__EXERCISE DIRECTIONS__
Word for word, repeat the entries, minus the pictures.

────────

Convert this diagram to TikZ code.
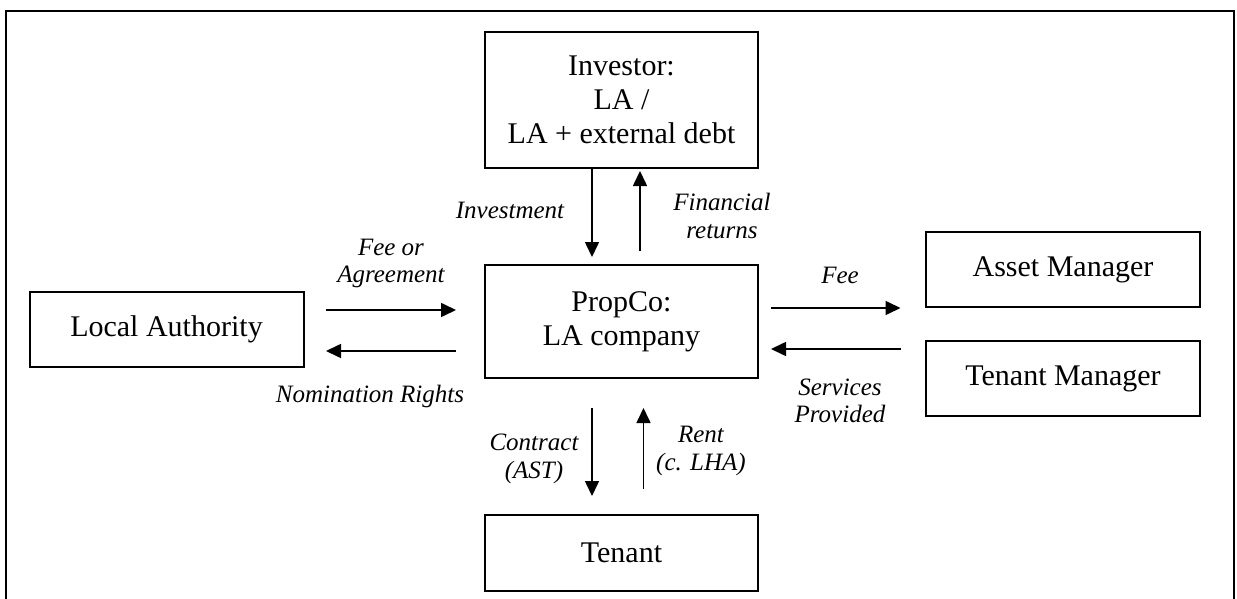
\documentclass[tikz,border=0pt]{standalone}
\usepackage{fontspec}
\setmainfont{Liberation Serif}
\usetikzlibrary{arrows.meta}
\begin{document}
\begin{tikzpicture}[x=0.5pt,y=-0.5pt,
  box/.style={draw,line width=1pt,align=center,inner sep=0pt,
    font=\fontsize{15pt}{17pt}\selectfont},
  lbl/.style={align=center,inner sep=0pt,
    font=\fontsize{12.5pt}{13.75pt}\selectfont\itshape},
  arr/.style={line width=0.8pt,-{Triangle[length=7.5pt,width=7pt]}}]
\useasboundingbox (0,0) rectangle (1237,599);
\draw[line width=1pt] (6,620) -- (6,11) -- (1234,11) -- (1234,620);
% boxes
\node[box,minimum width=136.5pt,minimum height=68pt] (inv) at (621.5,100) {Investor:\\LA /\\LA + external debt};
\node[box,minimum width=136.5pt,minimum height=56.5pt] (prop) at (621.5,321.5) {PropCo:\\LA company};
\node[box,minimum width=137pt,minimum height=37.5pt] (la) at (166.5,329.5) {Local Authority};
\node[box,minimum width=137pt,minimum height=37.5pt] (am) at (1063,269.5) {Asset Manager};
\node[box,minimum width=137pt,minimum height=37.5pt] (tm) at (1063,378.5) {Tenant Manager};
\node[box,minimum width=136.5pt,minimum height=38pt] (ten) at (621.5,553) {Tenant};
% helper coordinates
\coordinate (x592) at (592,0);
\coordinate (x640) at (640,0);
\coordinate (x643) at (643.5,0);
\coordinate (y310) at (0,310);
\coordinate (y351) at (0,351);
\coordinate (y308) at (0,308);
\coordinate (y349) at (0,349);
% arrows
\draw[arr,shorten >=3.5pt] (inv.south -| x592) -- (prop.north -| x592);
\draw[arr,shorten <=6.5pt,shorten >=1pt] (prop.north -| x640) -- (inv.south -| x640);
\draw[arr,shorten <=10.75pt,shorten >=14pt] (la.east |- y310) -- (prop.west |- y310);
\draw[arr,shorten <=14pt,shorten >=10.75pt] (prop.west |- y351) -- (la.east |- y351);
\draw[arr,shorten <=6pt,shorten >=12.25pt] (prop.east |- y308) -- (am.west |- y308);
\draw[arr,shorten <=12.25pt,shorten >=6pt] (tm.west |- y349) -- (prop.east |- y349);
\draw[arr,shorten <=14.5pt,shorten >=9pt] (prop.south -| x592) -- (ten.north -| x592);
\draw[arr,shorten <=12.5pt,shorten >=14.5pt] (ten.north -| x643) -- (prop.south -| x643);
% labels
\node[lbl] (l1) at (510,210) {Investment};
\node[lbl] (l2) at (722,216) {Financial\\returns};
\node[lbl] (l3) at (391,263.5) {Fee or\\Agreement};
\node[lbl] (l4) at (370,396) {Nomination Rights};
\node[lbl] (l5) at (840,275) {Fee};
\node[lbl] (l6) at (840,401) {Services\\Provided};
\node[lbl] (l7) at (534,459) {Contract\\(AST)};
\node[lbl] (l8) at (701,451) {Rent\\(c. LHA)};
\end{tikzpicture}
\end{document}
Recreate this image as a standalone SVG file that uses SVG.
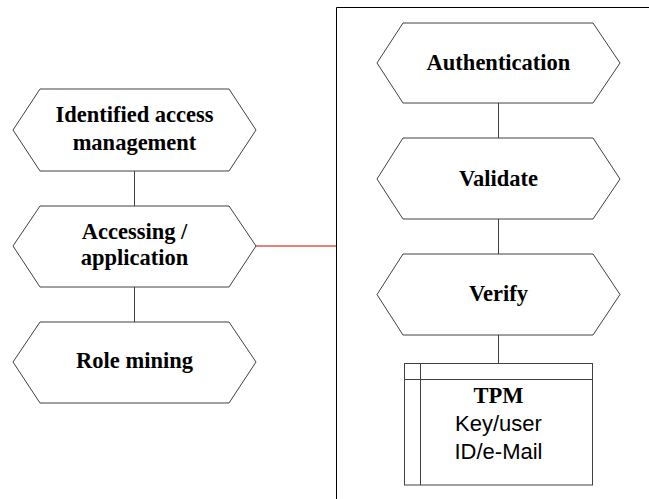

────────

__WRITTEN SOLUTION__
Convert this diagram to TikZ code.
\documentclass[tikz,border=0pt]{standalone}
\usepackage{fontspec}
\setmainfont{Liberation Serif}
\usetikzlibrary{arrows.meta}
\begin{document}
\begin{tikzpicture}[x=0.5pt,y=-0.5pt,
  box/.style={draw,line width=1pt,align=center,inner sep=0pt,
    font=\fontsize{15pt}{17pt}\selectfont},
  lbl/.style={align=center,inner sep=0pt,
    font=\fontsize{12.5pt}{13.75pt}\selectfont\itshape},
  arr/.style={line width=0.8pt,-{Triangle[length=7.5pt,width=7pt]}}]
\useasboundingbox (0,0) rectangle (1237,599);
\draw[line width=1pt] (6,620) -- (6,11) -- (1234,11) -- (1234,620);
% boxes
\node[box,minimum width=136.5pt,minimum height=68pt] (inv) at (621.5,100) {Investor:\\LA /\\LA + external debt};
\node[box,minimum width=136.5pt,minimum height=56.5pt] (prop) at (621.5,321.5) {PropCo:\\LA company};
\node[box,minimum width=137pt,minimum height=37.5pt] (la) at (166.5,329.5) {Local Authority};
\node[box,minimum width=137pt,minimum height=37.5pt] (am) at (1063,269.5) {Asset Manager};
\node[box,minimum width=137pt,minimum height=37.5pt] (tm) at (1063,378.5) {Tenant Manager};
\node[box,minimum width=136.5pt,minimum height=38pt] (ten) at (621.5,553) {Tenant};
% helper coordinates
\coordinate (x592) at (592,0);
\coordinate (x640) at (640,0);
\coordinate (x643) at (643.5,0);
\coordinate (y310) at (0,310);
\coordinate (y351) at (0,351);
\coordinate (y308) at (0,308);
\coordinate (y349) at (0,349);
% arrows
\draw[arr,shorten >=3.5pt] (inv.south -| x592) -- (prop.north -| x592);
\draw[arr,shorten <=6.5pt,shorten >=1pt] (prop.north -| x640) -- (inv.south -| x640);
\draw[arr,shorten <=10.75pt,shorten >=14pt] (la.east |- y310) -- (prop.west |- y310);
\draw[arr,shorten <=14pt,shorten >=10.75pt] (prop.west |- y351) -- (la.east |- y351);
\draw[arr,shorten <=6pt,shorten >=12.25pt] (prop.east |- y308) -- (am.west |- y308);
\draw[arr,shorten <=12.25pt,shorten >=6pt] (tm.west |- y349) -- (prop.east |- y349);
\draw[arr,shorten <=14.5pt,shorten >=9pt] (prop.south -| x592) -- (ten.north -| x592);
\draw[arr,shorten <=12.5pt,shorten >=14.5pt] (ten.north -| x643) -- (prop.south -| x643);
% labels
\node[lbl] (l1) at (510,210) {Investment};
\node[lbl] (l2) at (722,216) {Financial\\returns};
\node[lbl] (l3) at (391,263.5) {Fee or\\Agreement};
\node[lbl] (l4) at (370,396) {Nomination Rights};
\node[lbl] (l5) at (840,275) {Fee};
\node[lbl] (l6) at (840,401) {Services\\Provided};
\node[lbl] (l7) at (534,459) {Contract\\(AST)};
\node[lbl] (l8) at (701,451) {Rent\\(c. LHA)};
\end{tikzpicture}
\end{document}
Recreate this image as a standalone SVG file that uses SVG.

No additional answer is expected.